12 Nisan 2019 Cuma

Nisan Ayı

Nisan ayının üçte biri geçti. Mayısa 20 gün kaldı. Şehirde bir kaç günden beri aralıklarla devam eden yağmur ve kapalı hava nedeniyle uzak dağların yeşilliği sislerin arasında kaybolmuştu. Şehrin güneyindeki sislerin etkilemediği yakın tepelerdeki yeşilliklerle, uzakta çiçek açan papatyalarla dolu yamaçların  beyazlığıyla  avunuyordu. (11.04.2019:17.00)
...
Sabah evden çıkmadan önce hava durumuna baktı. Öğleden sonrası için yağmur olasılığının yüksek olduğunu bildiriyordu. Havanın ılıklığına güvendi. Şemsiyesini aldı, pardesü giymeyip sadece ceketini giydi. 

İşyerinde oda kalabalıklaşınca ve masasına ilin en başarılı yöneticisi kurulunca, emeklilik günlerini hayal eden köşedeki reise elindeki kitap poşetini göstererek işaret etti. 
Çocukların okuduğu kitapları iade etmek amacıyla kütüphaneye gitmek için dışarıya çıktığında havanın sabaha göre daha da serinlediğini farketti. Hatta birkaç defa hapşırdı da.

Gökyüzü yağmur bulutlarıyla dolmuştu. Kütüphaneden işyerine doğru sokak aralarından ilerlerken bir ara yuvarlak biçimli küçük bir bulut aralığından aydınlık vurdu önüne. Güneş ışığı değil aydınlık. Güneşin nerede olduğu belli değildi. Beyaz bir bulutun nereden buldu ise bulup süzüp getirdiği bir ışık demetiydi önüne gelen. 

Acaba dedi. Bulutlarla kapkaranlık bir gökyüzünde sabah saatleri olmasına rağmen batıdan açılan bir yuvarlak delik olsa ve aydınlık vursa yeryüzüne, yeni uykudan kalkan biri şaşırabilir diye düşündü. Uyanan kişi uykulu uykulu mahmur gözleriyle bulutlarla kapalı gökyüzüne baktığında batıdan vuran aydınlığı farkettiğinde akşamüzeri mi acaba diye düşünebilir. 

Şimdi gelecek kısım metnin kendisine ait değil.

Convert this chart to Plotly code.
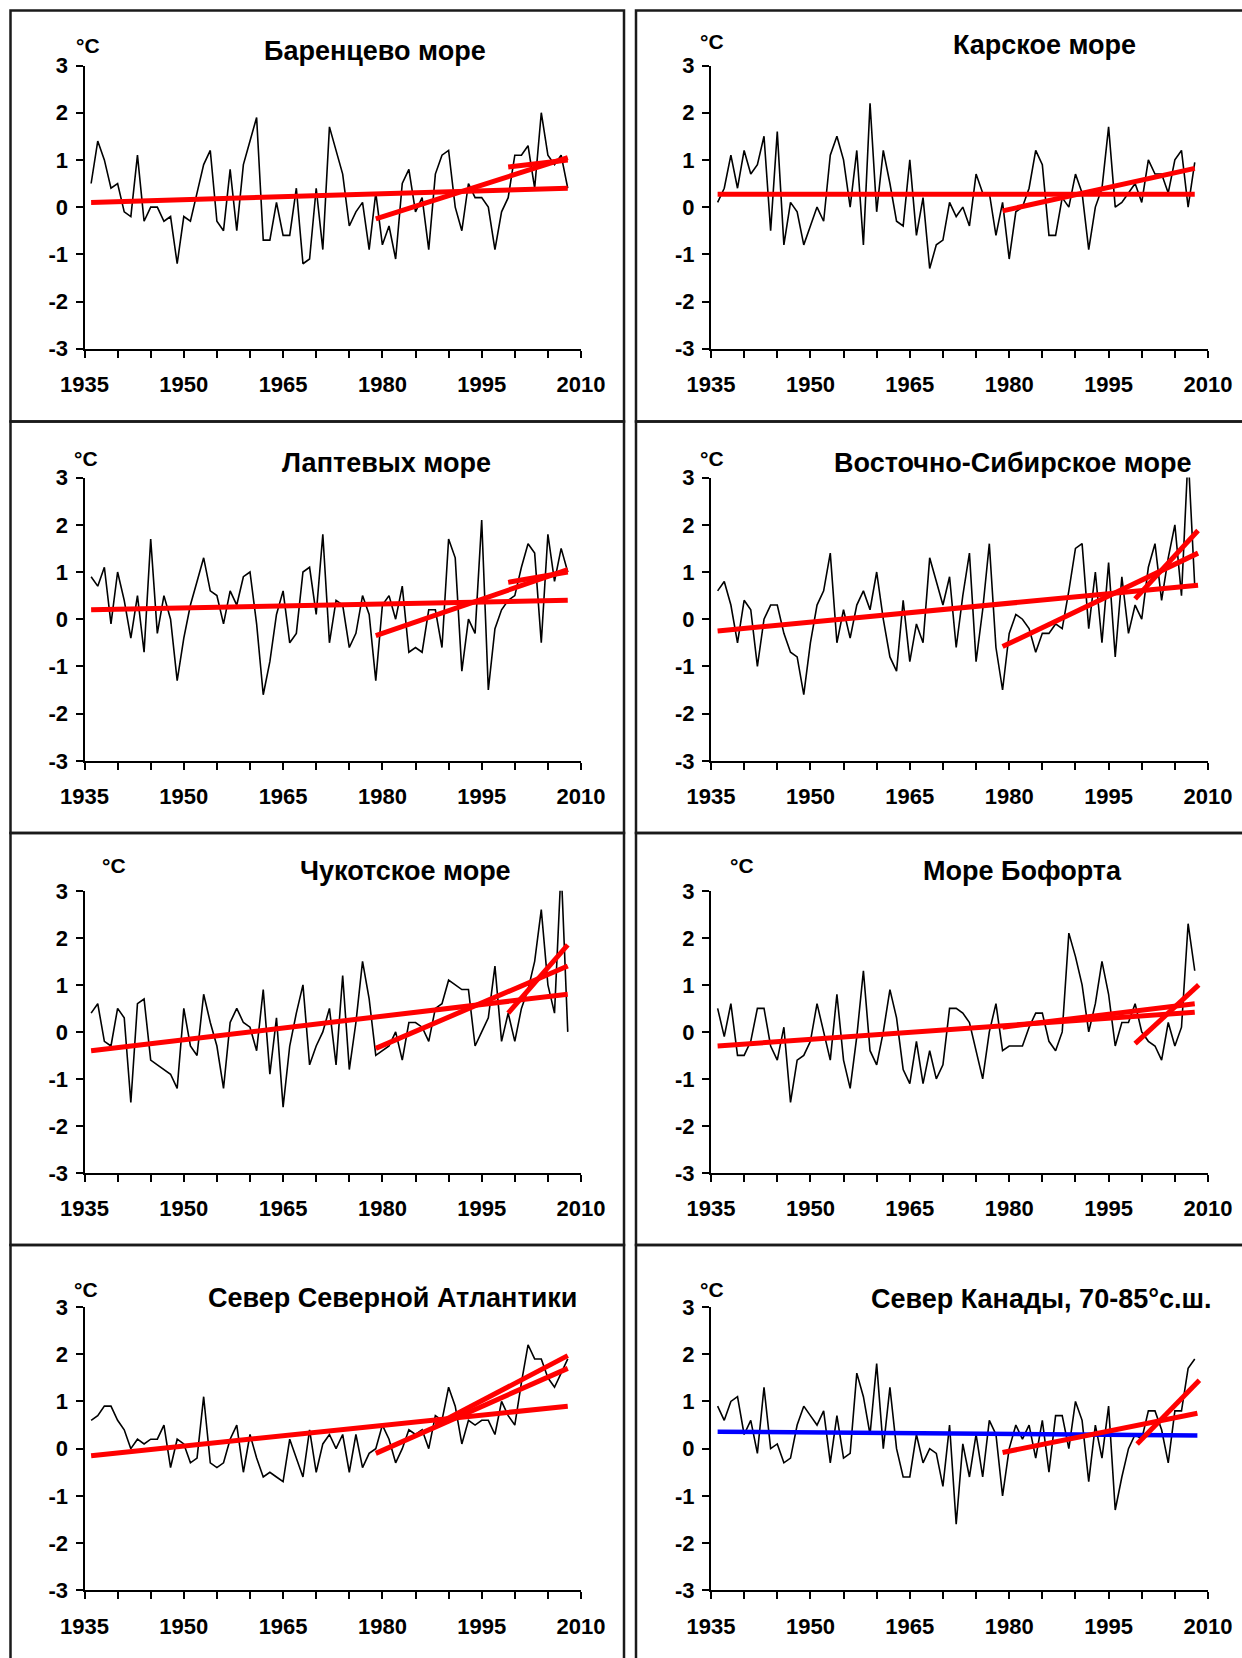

Bunu batıl düşüncelerin bulutları arasında gerçeğin ışığını arayanların haline benzetti. Pusulası sağlam olmalı insanın dedi. Eğer vazgeçmezse insan aramaktan, araya araya  bulur birgün, Hazreti İbrahim gibi, diye düşündü.

Sonra; gerçeğin ne kadarını buldun da etrafına ders verir gibi yazıyorsun diye sorguladı.

Karmakarışık ifadelerle  söyledikleriyle eyledikleri birbirini tutmayan insanların bulunduğu ve hakim olduğu bir zamanda ne anlatıyorsun diye kendisine sitem etti. 

Sonra da, onlardan farklı mısın ki kenara sıyrılıp, kendini üstte gören bir pozisyondan ahkam kesiyorsun diye kızdı ve klavyeyi bıraktı. (12.04.2019:14.23)


Hiç yorum yok:

Yorum Gönder

Arkadaş

Uzun yıllardan beri tanıdığı, ne zaman rastlasa yüzünden tebessümü eksik olmayan  nazik naif bir insandı. Gençlik yıllarından beri içinde ya...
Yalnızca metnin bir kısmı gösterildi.